How visual media holds up the portrayal of suicide
By Bryant Francis
I’ve never had a friend or a family member struggle with thoughts of suicide. Speaking with friends that watched those close to them attempt to or go through wth the act, I’m given a lot of words—painful, horrifying, tragic—but words don’t really capture the meaning of someone choosing to end his or her own life.
When I was camped out on the couch a year ago, watching Battlestar Galactica, the curtain was peeled back for me as I watched one of my favorite characters shoot herself. At first, I thought it was a dream sequence—an in-show illusion—but soon realized, in the world of the show it was real. It was shocking and it felt incredibly real. To this day, that scene scares the hell out of me.
So why is it, after watching a recent episode of the show Dollhouse, I felt almost nothing when another character did the same thing?
Unfortunately, visual media, in many ways, fails to hold the realities of suicide up to the light. A 2007 study conducted by the Center for Suicide Research at Wayne State University highlights several obvious differences, for example women are less likely to be shown as suicide victims in films, but in reality they’re more likely to attempt suicide.
A season four episode of House had one of its main characters, Dr. Lawrence Kutner, kill himself with no warning or indication—but the writers would reveal later that this was not a plan for the character, but rather a convenience, as actor Kal Penn was about to go work for the Obama administration.
While the episode did take the topic of suicide seriously and even provided the suicide hotline number, this out-of-the-blue curveball contradicts the fact that many suicide victims often show warning signs prior to an attempt. It also raises the question of the “convenience” of killing off a character and whether or not suicide is an accurate or sensitive way to do so.
Jack Powers, a Media Studies professor with a background in social psychology, points out that statistics do indicate the power media has over real life suicides.
“When it comes to showing things in the news, you might have some people imitate the behavior,” Powers said. “So when we see teen suicide represented in the news, we are often not surprised that we see a little bit of a spike in teen suicide in that region.”
Melissa Bialick and Hayley Kwartler of the on-campus branch of To Write Love On Her Arms, agree that suicidal characters could be better portrayed. TWLOHA is a national nonprofit organization that offers connections between victims of depression and support groups that can provide counseling. The group encourages people to look for signs of purposelessness and anxiety, feelings of hopelessness or being trapped, and thoughts of recklessness, anger and mood changes—all potential warnings.
“The Media may or may not show any of these examples,” they said.

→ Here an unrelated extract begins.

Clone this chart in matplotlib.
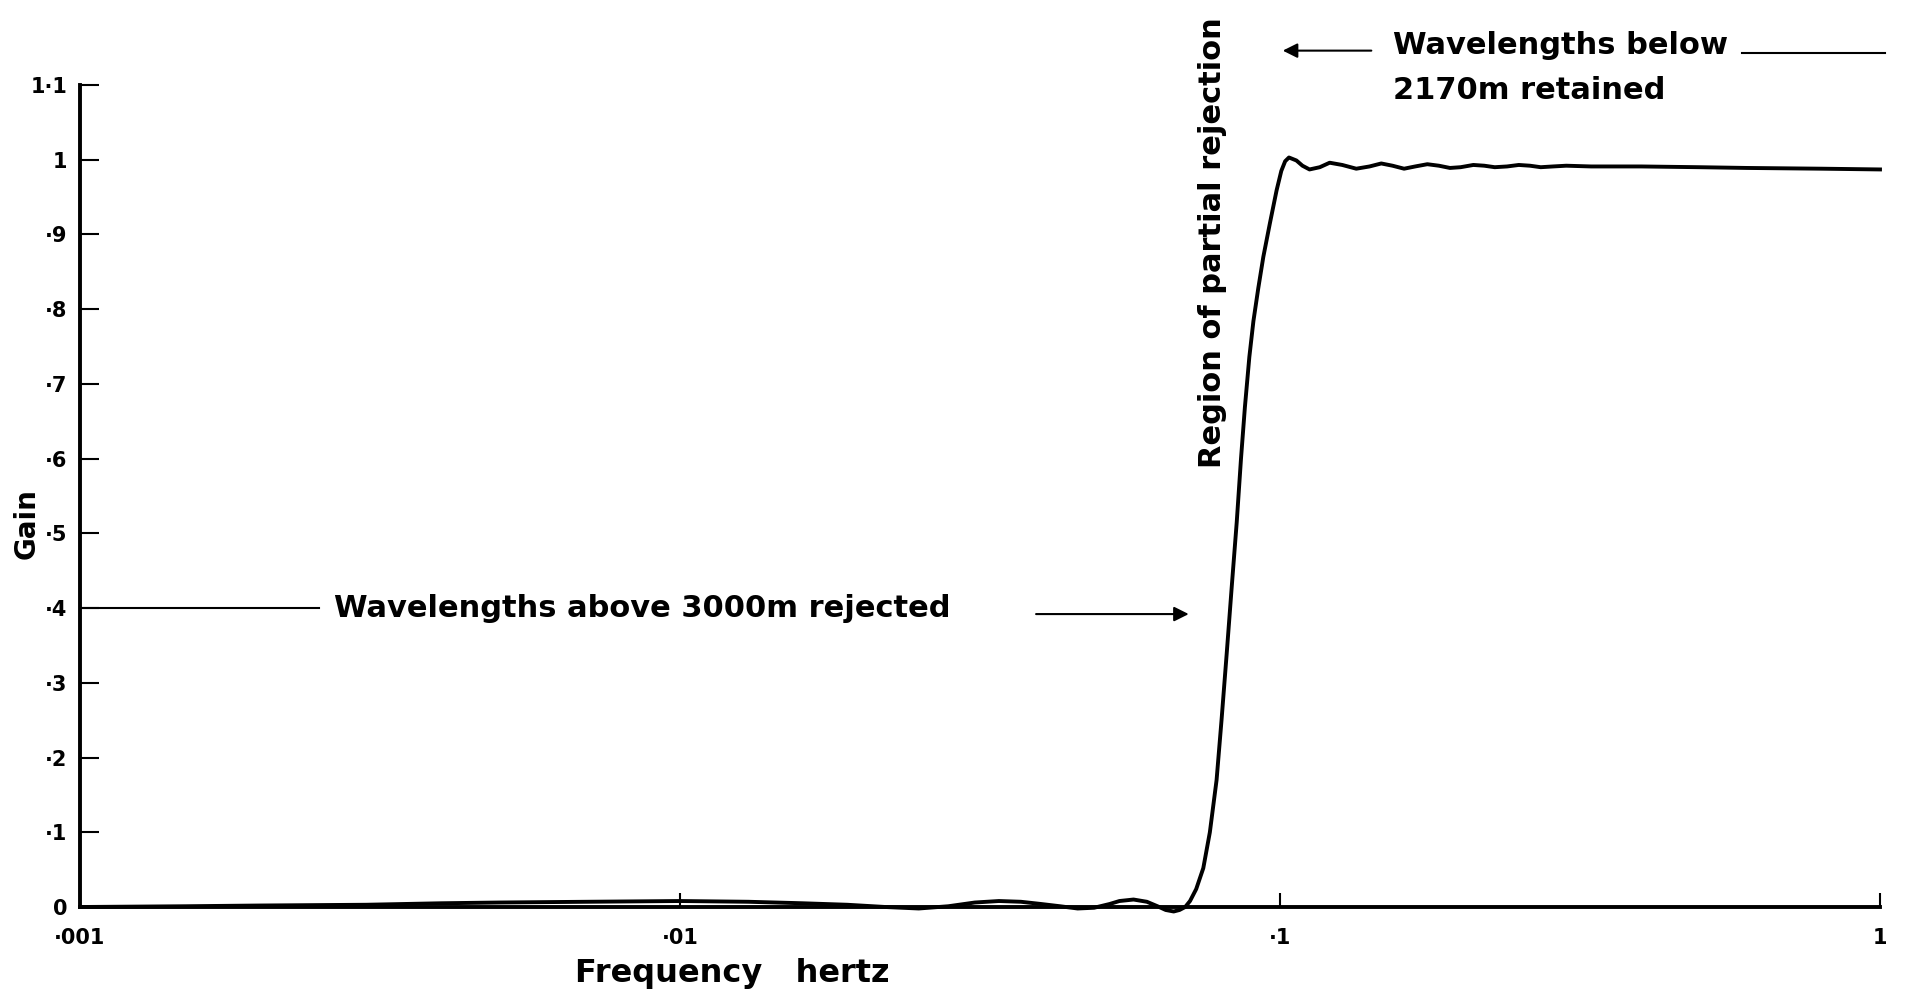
import matplotlib.pyplot as plt

# gain response of the filter
freq = [0.001, 0.0015, 0.002, 0.003, 0.004, 0.005, 0.007, 0.01, 0.013, 0.016,
        0.019, 0.022, 0.025, 0.028, 0.031, 0.034, 0.037, 0.040, 0.043, 0.046,
        0.049, 0.052, 0.054, 0.057, 0.060, 0.0625, 0.0645, 0.0665, 0.068, 0.0695,
        0.0708, 0.0725, 0.0745, 0.0764, 0.0784, 0.0799, 0.0815, 0.0831, 0.0847, 0.0861,
        0.0874, 0.0889, 0.0903, 0.092, 0.0938, 0.0962, 0.0987, 0.1005, 0.102, 0.1035,
        0.1065, 0.109, 0.112, 0.1165, 0.121, 0.127, 0.134, 0.141, 0.1475, 0.154,
        0.161, 0.168, 0.176, 0.184, 0.192, 0.20, 0.21, 0.219, 0.228, 0.239,
        0.25, 0.261, 0.272, 0.285, 0.30, 0.33, 0.4, 0.5, 0.6, 0.8, 1.0]
gain = [0.0, 0.001, 0.002, 0.003, 0.005, 0.006, 0.007, 0.008, 0.007, 0.005,
        0.003, 0.0, -0.002, 0.001, 0.006, 0.008, 0.007, 0.004, 0.001, -0.002,
        -0.001, 0.004, 0.008, 0.010, 0.007, 0.001, -0.004, -0.006, -0.004, 0.0,
        0.008, 0.024, 0.052, 0.1, 0.17, 0.25, 0.339, 0.429, 0.515, 0.6,
        0.669, 0.736, 0.784, 0.828, 0.870, 0.915, 0.959, 0.985, 0.998, 1.003,
        0.999, 0.992, 0.987, 0.990, 0.996, 0.993, 0.988, 0.991, 0.995, 0.992,
        0.988, 0.991, 0.994, 0.992, 0.989, 0.990, 0.993, 0.992, 0.990, 0.991,
        0.993, 0.992, 0.990, 0.991, 0.992, 0.991, 0.991, 0.990, 0.989, 0.988, 0.987]

x_ticks = [0.001, 0.01, 0.1, 1]
x_labels = ['·001', '·01', '·1', '1']
y_ticks = [0, 0.1, 0.2, 0.3, 0.4, 0.5, 0.6, 0.7, 0.8, 0.9, 1.0, 1.1]
y_labels = ['0', '·1', '·2', '·3', '·4', '·5', '·6', '·7', '·8', '·9', '1', '1·1']

TXT = 22
fig = plt.figure(figsize=(19.07, 9.99), dpi=100)
ax = fig.add_axes([0.04195, 0.09209, 0.94389, 0.82282])

ax.semilogx(freq, gain, color='black', lw=2.8, clip_on=False, zorder=3)

ax.set_xlim(0.001, 1)
ax.set_ylim(0, 1.1)
ax.spines['top'].set_visible(False)
ax.spines['right'].set_visible(False)
for s in ('left', 'bottom'):
    ax.spines[s].set_linewidth(2.8)

ax.set_xticks(x_ticks)
ax.set_xticklabels(x_labels)
ax.minorticks_off()
ax.set_yticks(y_ticks)
ax.set_yticklabels(y_labels)
ax.tick_params(direction='in', width=1.5, labelsize=15)
ax.tick_params(axis='y', length=14, pad=9)
ax.tick_params(axis='x', length=10, pad=15)
for lab in ax.get_xticklabels() + ax.get_yticklabels():
    lab.set_fontweight('bold')

fig.text(0.0142, 0.476, 'Gain', rotation=90, ha='center', va='center',
         fontsize=20, fontweight='bold')
fig.text(0.384, 0.026, 'Frequency   hertz', ha='center', va='center',
         fontsize=23, fontweight='bold')

# lower annotation: line from the axis, label, arrow into the curve
ax.plot([0.001, 0.0025], [0.4, 0.4], color='black', lw=1.5, clip_on=False)
ax.text(0.00265, 0.4, 'Wavelengths above 3000m rejected', ha='left', va='center',
        fontsize=TXT, fontweight='bold')
ax.annotate('', xy=(0.0712, 0.392), xytext=(0.0388, 0.392),
            arrowprops=dict(arrowstyle='-|>', lw=1.5, color='black', mutation_scale=22))

# upper annotation
ax.annotate('', xy=(0.1, 1.146), xytext=(0.1435, 1.146), annotation_clip=False,
            arrowprops=dict(arrowstyle='-|>', lw=1.5, color='black', mutation_scale=22))
ax.text(0.154, 1.153, 'Wavelengths below', ha='left', va='center',
        fontsize=TXT, fontweight='bold')
ax.text(0.154, 1.093, '2170m retained', ha='left', va='center',
        fontsize=TXT, fontweight='bold')
ax.plot([0.589, 1.02], [1.143, 1.143], color='black', lw=1.5, clip_on=False)

ax.text(0.0772, 0.889, 'Region of partial rejection', rotation=90,
        ha='center', va='center', fontsize=TXT, fontweight='bold')

fig.savefig('out.png', dpi=100, facecolor='white')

Another common portrayal of suicide in entertainment is as a sacrifice. In the video game Mass Effect, Saren, one of the villains, can be persuaded into “sacrificing” himself so that the protagonists can stop the main villain from succeeding in his plan in destroying the universe.
Dollhouse takes a similar path when a character named Mellie, trained to kill everyone in sight when the right mental programming is triggered, shoots herself when she is told to kill her romantic interest.
“The metaphor [is], ‘I have to kill myself because I’m so toxic I’ll kill others,’” said Paul Mikowski, a psychologist who works in the Ithaca College Counseling Center. “It can be felt by real people.”
In both of the media examples, the sacrifice is effective to a degree—but they leave out the third option, the one that Paul points out isn’t even discussed.
“There’s a forced choice here, whereas they’ve set up a situation where having [Saren] join you—genuinely join you, is not possible… [there’s] no redemption in life, only redemption in death. That’s how depressed thinking tends to be—black or white. It’s our job to help people see shades of gray.”
“The ability to save the person—that’s more rare, someone who runs in and is able to save someone from committing suicide,” Powers said.
Maybe that’s all it takes. It’s certainly not absent in the media, but as shocking as suicide can be in visual fiction, maybe it’s time another realistic fact was portrayed: the fact that it can be stopped.
Suicide Hotline: 1-800-784-2433 or 1-800-273-8255. The Ithaca College Counseling Center: 607-274-3136. Confidential appointments can be made Monday through Friday, 8:30 a.m. to 5:00 a.m.